There is anticipation of an improvement in non-performing loan (NPL) ratios in India and Vietnam, the rating agency said in a commentary on Asia-Pacific (APAC) banks’ risk appetite and asset quality.
 
Fitch stated that it expects asset quality risks to broadly recede over 2025-2026 as interest rate cuts take effect and economic momentum continues. That said, borrower segments such as retail loans, small and medium enterprises (SMEs), and commercial real estate (CRE) are likely to remain the most vulnerable, it added.
 
 
“We believe bank Viability Ratings (VR) have sufficient headroom to absorb further deterioration—where we expect any—in the next two years, but there are exceptions around the region. Other aspects of bank intrinsic credit profiles could also weigh on the VRs. Even if bank VRs are downgraded, Issuer Default Ratings (IDRs) may still be unaffected due to external support,” it said.
 
Meanwhile, Fitch, in its credit analysis of cement companies, said that most APAC cement producers’ financial profiles will remain stable in 2025 despite still weak demand in China and increased competition in India.
 
The Indian cement industry is undergoing significant consolidation, leading to increased competition and higher leverage for major producers.

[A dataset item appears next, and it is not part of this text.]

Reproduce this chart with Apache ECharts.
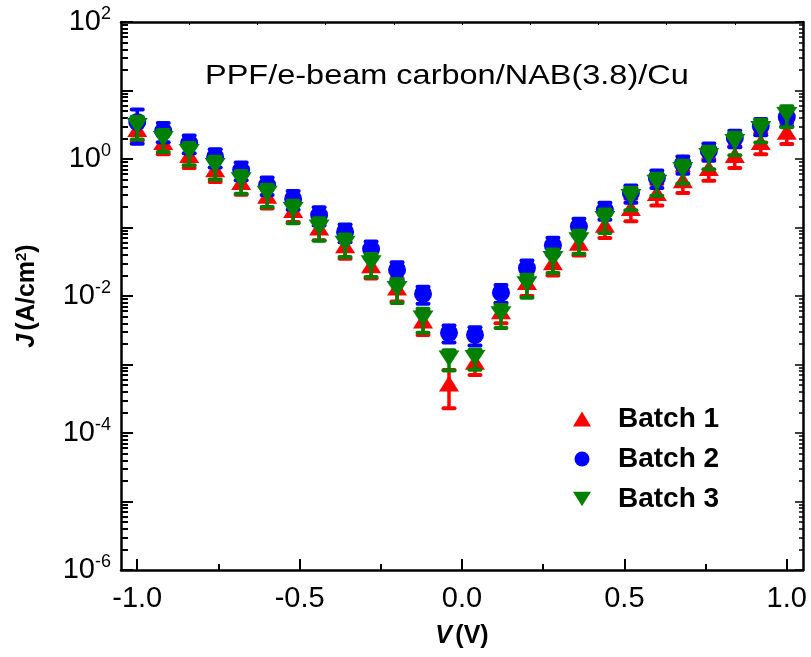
<!DOCTYPE html>
<html>
<head>
<meta charset="utf-8">
<script src="https://cdn.jsdelivr.net/npm/echarts@6/dist/echarts.min.js"></script>
<style>html,body{margin:0;padding:0;background:#fff}#c{width:811px;height:657px}</style>
</head>
<body>
<div id="c"></div>
<script>
// ---- data ----
const voltages = [-1.0,-0.92,-0.84,-0.76,-0.68,-0.60,-0.52,-0.44,-0.36,-0.28,-0.20,-0.12,-0.04,0.04,0.12,0.20,0.28,0.36,0.44,0.52,0.60,0.68,0.76,0.84,0.92,1.0];
const batch1 = [2.74,1.77,1.14,0.71,0.46,0.29,0.18,0.10,0.055,0.028,0.0133,0.0044,0.00053,0.0011,0.0060,0.016,0.031,0.060,0.11,0.193,0.32,0.49,0.74,1.14,1.77,2.5];
const batch1Err = [0.9,0.6,0.4,0.25,0.16,0.1,0.06,0.035,0.02,0.01,0.005,0.0017,0.0003,0.0004,0.002,0.006,0.011,0.021,0.04,0.07,0.11,0.17,0.26,0.4,0.6,0.85];
const batch2 = [3.47,2.56,1.71,1.07,0.69,0.417,0.261,0.152,0.086,0.0485,0.024,0.0107,0.0029,0.0027,0.0112,0.0256,0.055,0.104,0.18,0.319,0.528,0.85,1.31,2.03,3.03,4.1];
const batch2Err = [1.8,0.8,0.5,0.32,0.2,0.12,0.08,0.045,0.025,0.014,0.007,0.003,0.0008,0.0008,0.0033,0.0075,0.016,0.03,0.05,0.09,0.15,0.24,0.37,0.55,0.8,1.1];
const batch3 = [3.03,1.96,1.26,0.79,0.49,0.31,0.18,0.10,0.058,0.030,0.0127,0.0047,0.00122,0.00124,0.0054,0.0149,0.0346,0.0654,0.133,0.279,0.45,0.69,1.11,1.77,2.74,4.4];
const batch3Err = [1.1,0.7,0.45,0.29,0.18,0.11,0.065,0.036,0.021,0.011,0.0048,0.0018,0.0004,0.0004,0.002,0.0055,0.013,0.024,0.05,0.1,0.16,0.25,0.4,0.64,1.0,1.5];
const seriesNames = ['Batch 1','Batch 2','Batch 3'];
const xTickValues = [-1.0,-0.5,0.0,0.5,1.0];
const xMinorTickValues = [-0.75,-0.25,0.25,0.75];
const yLabelValues = [1e-6,1e-4,1e-2,1,1e2];
const yDecadeValues = [1e-6,1e-5,1e-4,1e-3,1e-2,1e-1,1,1e1,1e2];

// ---- helpers ----
const yMinorValues = [];
for (let e = -6; e < 2; e++) for (let m = 2; m <= 9; m++) yMinorValues.push(m * Math.pow(10, e));
const FONT = 'Liberation Sans, Arial, Helvetica, sans-serif';
const colors = ['#FF0000','#0000FF','#008000'];
const symbols = ['triangle','circle','path://M0,0 L20,0 L10,16 Z'];
const symSizes = [[20,16],18,[21,16]];
const vals = [batch1,batch2,batch3];
const errs = [batch1Err,batch2Err,batch3Err];

function errRender(color){
  return function(params, api){
    const x = api.value(0), v = api.value(1), s = api.value(2);
    const top = api.coord([x, v + s]);
    const bot = api.coord([x, v - s]);
    const hw = 5.5;
    const st = {stroke: color, lineWidth: 4, lineCap: 'round'};
    return {type:'group', children:[
      {type:'line', shape:{x1:top[0],y1:top[1],x2:bot[0],y2:bot[1]}, style:{stroke:color,lineWidth:3.5}},
      {type:'line', shape:{x1:top[0]-hw,y1:top[1],x2:top[0]+hw,y2:top[1]}, style:st},
      {type:'line', shape:{x1:bot[0]-hw,y1:bot[1],x2:bot[0]+hw,y2:bot[1]}, style:st}
    ]};
  };
}

const series = [];
for (let i = 0; i < 3; i++) {
  series.push({
    type:'custom', name: seriesNames[i], xAxisIndex:0, yAxisIndex:0, z: 2 + i*2,
    renderItem: errRender(colors[i]),
    data: voltages.map((x,k)=>[x, vals[i][k], errs[i][k]]),
    encode:{x:0, y:1}, silent:true
  });
  series.push({
    type:'scatter', name: seriesNames[i], xAxisIndex:0, yAxisIndex:0, z: 3 + i*2,
    symbol: symbols[i], symbolSize: symSizes[i],
    itemStyle:{color: colors[i], opacity:1},
    data: voltages.map((x,k)=>[x, vals[i][k]])
  });
}

const black = '#000';
const chart = echarts.init(document.getElementById('c'), null, {renderer:'canvas'});
chart.setOption({
  animation:false,
  backgroundColor:'#fff',
  grid:{left:121, right:8, top:22, bottom:87, containLabel:false},
  xAxis:[
    {type:'value', min:-1.05, max:1.05, position:'bottom',
     axisLine:{show:true, onZero:false, lineStyle:{color:black,width:2.5}},
     axisTick:{show:true, inside:true, length:11, lineStyle:{color:black,width:2}, customValues:xTickValues},
     axisLabel:{show:true, customValues:xTickValues, formatter:v=>v.toFixed(1), fontSize:29, fontFamily:FONT, color:black, margin:14},
     splitLine:{show:false},
     name:'{i|V} {b|(V)}', nameLocation:'middle', nameGap:54,
     nameTextStyle:{rich:{i:{fontSize:25,fontWeight:'bold',fontStyle:'italic',fontFamily:FONT,color:black},b:{fontSize:25,fontWeight:'bold',fontFamily:FONT,color:black}}}
    },
    {type:'value', min:-1.05, max:1.05, position:'bottom',
     axisLine:{show:false, onZero:false}, axisLabel:{show:false}, splitLine:{show:false},
     axisTick:{show:true, inside:true, length:6, lineStyle:{color:black,width:2}, customValues:xMinorTickValues}
    },
    {type:'value', min:0, max:10, interval:1, position:'top',
     axisLine:{show:true, onZero:false, lineStyle:{color:black,width:2.5}},
     axisTick:{show:true, inside:true, length:3, lineStyle:{color:black,width:1}},
     axisLabel:{show:false}, splitLine:{show:false}
    }
  ],
  yAxis:[
    {type:'log', logBase:10, min:1e-6, max:1e2, position:'left',
     axisLine:{show:true, onZero:false, lineStyle:{color:black,width:2.5}},
     axisTick:{show:true, inside:true, length:12, lineStyle:{color:black,width:2}, customValues:yDecadeValues},
     axisLabel:{show:true, customValues:yLabelValues, margin:10,
       formatter:function(v){const e=Math.round(Math.log10(v)); return '{b|10}{s|'+e+'}';},
       rich:{b:{fontSize:29,fontFamily:FONT,color:black}, s:{fontSize:18,fontFamily:FONT,color:black,padding:[0,0,16,0]}}},
     splitLine:{show:false},
     name:'{i|J} {b|(A/cm}{s|2}{b|)}', nameLocation:'middle', nameGap:80, nameRotate:90,
     nameTextStyle:{rich:{i:{fontSize:25,fontWeight:'bold',fontStyle:'italic',fontFamily:FONT,color:black},b:{fontSize:25,fontWeight:'bold',fontFamily:FONT,color:black},s:{fontSize:15,fontWeight:'bold',fontFamily:FONT,color:black,padding:[0,0,12,0]}}}
    },
    {type:'log', logBase:10, min:1e-6, max:1e2, position:'left',
     axisLine:{show:false, onZero:false}, axisLabel:{show:false}, splitLine:{show:false},
     axisTick:{show:true, inside:true, length:7, lineStyle:{color:black,width:2}, customValues:yMinorValues}
    },
    {type:'log', logBase:10, min:1e-6, max:1e2, position:'right',
     axisLine:{show:true, onZero:false, lineStyle:{color:black,width:2.5}},
     axisTick:{show:true, inside:true, length:8, lineStyle:{color:black,width:1.5}, customValues:yDecadeValues},
     axisLabel:{show:false}, splitLine:{show:false}
    },
    {type:'log', logBase:10, min:1e-6, max:1e2, position:'right',
     axisLine:{show:false, onZero:false}, axisLabel:{show:false}, splitLine:{show:false},
     axisTick:{show:true, inside:true, length:4, lineStyle:{color:black,width:1.5}, customValues:yMinorValues}
    }
  ],
  legend:{
    orient:'vertical', left:568, top:400, itemWidth:18, itemHeight:15, itemGap:12,
    data: seriesNames.map((n,i)=>({name:n, icon:symbols[i], itemStyle:{color:colors[i]}})),
    textStyle:{fontSize:28, fontWeight:'bold', fontFamily:FONT, color:black, padding:[0,0,0,22]},
    selectedMode:false
  },
  graphic:[
    {type:'text', left:205, top:62, style:{text:'PPF/e-beam carbon/NAB(3.8)/Cu', font:'28px '+FONT, fill:black}, scaleX:1.16}
  ],
  series: series
});
</script>
</body>
</html>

UltraTech Cement (BBB-/Stable), India’s largest producer, and its competitor, the Adani Group, are rapidly adding capacity through organic means and mergers and acquisitions (M&A) while gaining market share. “However, we expect the two groups to focus on maintaining healthy profitability and financial metrics, keeping competition under control,” the agency observed.
 
The ratings for most APAC cement producers are likely to remain steady, except for West China Cement Ltd (WCC), reflecting the strong market positions and financial stability of most rated companies.